--- start of Provided data ---
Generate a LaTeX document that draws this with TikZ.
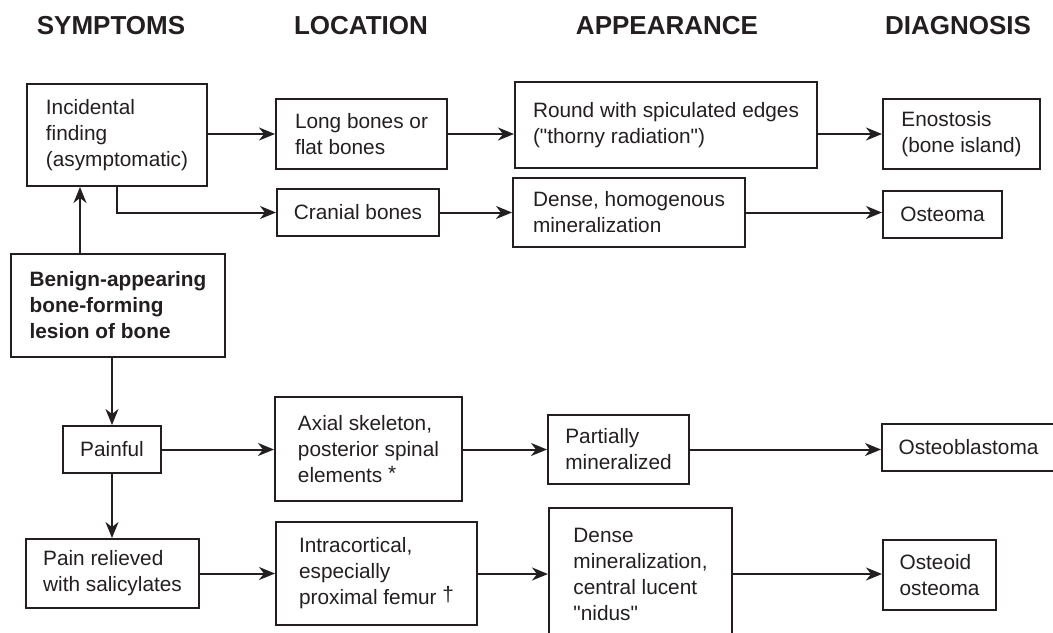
\documentclass[tikz,border=0pt]{standalone}
\usepackage{fontspec}
\setmainfont{Liberation Sans}
\usepackage{tikz}
\usetikzlibrary{arrows.meta}
\definecolor{ink}{HTML}{231F20}
\tikzstyle{bx}=[%
      rectangle, draw=ink, line width=1pt, text=ink, fill=none,
      align=left, inner sep=0pt, font=\fontsize{10.4}{13}\selectfont
]
\tikzstyle{bxbold}=[%
      bx, line width=1.4pt, font=\fontsize{10.4}{13}\selectfont\bfseries
]
\tikzstyle{hd}=[%
      text=ink, inner sep=0pt, font=\fontsize{13}{15}\selectfont\bfseries
]

\begin{document}
\begin{tikzpicture}[x=0.5pt, y=-0.5pt,
    line width=1pt, draw=ink,
    ->, >={Stealth[length=8pt,width=6.5pt,inset=2.5pt]}
  ]
    \useasboundingbox (0,0) rectangle (1053,632);

    % column heads
    \node[hd] (hsym) at (111,26) {SYMPTOMS};
    \node[hd] (hloc) at (361,26) {LOCATION};
    \node[hd] (happ) at (667,26) {APPEARANCE};
    \node[hd] (hdia) at (958,26) {DIAGNOSIS};

    % symptoms
    \node[bx, minimum width=90pt, minimum height=51pt]       (inc)     at (117,135)     {Incidental\\finding\\(asymptomatic)};
    \node[bxbold, minimum width=107pt, minimum height=51.5pt] (benign) at (118,305.5)   {Benign-appearing\\bone-forming\\lesion of bone};
    \node[bx, minimum width=49pt, minimum height=23.5pt]     (painful) at (112,449.5)   {Painful};
    \node[bx, minimum width=86.5pt, minimum height=34.5pt]   (relief)  at (112.5,573.5) {Pain relieved\\with salicylates};

    % location
    \node[bx, minimum width=85.5pt, minimum height=35pt]   (long)    at (361.5,134)   {Long bones or\\flat bones};
    \node[bx, minimum width=81pt, minimum height=23.5pt]   (cranial) at (358,212.5)   {Cranial bones};
    \node[bx, minimum width=93.5pt, minimum height=52pt]   (axial)   at (368.5,449)   {Axial skeleton,\\posterior spinal\\elements \raisebox{1pt}{*}};
    \node[bx, minimum width=100.5pt, minimum height=51.5pt] (intra)  at (376.5,573.5) {Intracortical,\\especially\\proximal femur \raisebox{1.5pt}{†}};

    % appearance
    \node[bx, minimum width=151pt, minimum height=43pt]    (round)    at (666,125)     {Round with spiculated edges\\(\textquotedbl thorny radiation\textquotedbl)};
    \node[bx, minimum width=116pt, minimum height=34.5pt]  (densehom) at (629,212.5)   {Dense, homogenous\\mineralization};
    \node[bx, minimum width=70.5pt, minimum height=34.5pt] (partial)  at (618.5,449.5) {Partially\\mineralized};
    \node[bx, minimum width=91.5pt, minimum height=66pt]   (densemin) at (640.5,574)   {Dense\\mineralization,\\central lucent\\\textquotedbl nidus\textquotedbl};

    % diagnosis
    \node[bx, minimum width=78.5pt, minimum height=35pt]   (enost)   at (961.5,134)   {Enostosis\\(bone island)};
    \node[bx, minimum width=59.5pt, minimum height=23.5pt] (osteoma) at (942.5,214.5) {Osteoma};
    \node[bx, minimum width=86.5pt, minimum height=23.5pt] (blast)   at (968.5,447.5) {Osteoblastoma};
    \node[bx, minimum width=56.5pt, minimum height=35pt]   (osteoid) at (939.5,575)   {Osteoid\\osteoma};

    % upper branch
    \draw ([xshift=-19pt]benign.north) -- ([xshift=-19pt]benign.north |- inc.south);
    \draw (inc.east |- long.west) -- (long.west);
    \draw (long.east) -- (long.east -| round.west);
    \draw (round.east |- enost.west) -- (enost.west);
    \draw (inc.south) |- (cranial.west);
    \draw (cranial.east) -- (cranial.east -| densehom.west);
    \draw (densehom.east) -- (densehom.east -| osteoma.west);

    % lower branch
    \draw (benign.south -| painful.north) -- (painful.north);
    \draw (painful.east) -- (painful.east -| axial.west);
    \draw (axial.east |- partial.west) -- (partial.west);
    \draw (partial.east) -- (partial.east -| blast.west);
    \draw (painful.south) -- (painful.south |- relief.north);
    \draw (relief.east) -- (relief.east -| intra.west);
    \draw (intra.east |- densemin.west) -- (densemin.west);
    \draw (densemin.east) -- (densemin.east -| osteoid.west);

  \end{tikzpicture}
\end{document}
--- end of Provided data ---
◆ What is expected
Gather up every line from the listing above in which the word "with" occurs.

◆ Output
Generate a LaTeX document that draws this with TikZ.
    \node[bx, minimum width=86.5pt, minimum height=34.5pt]   (relief)  at (112.5,573.5) {Pain relieved\\with salicylates};
    \node[bx, minimum width=151pt, minimum height=43pt]    (round)    at (666,125)     {Round with spiculated edges\\(\textquotedbl thorny radiation\textquotedbl)};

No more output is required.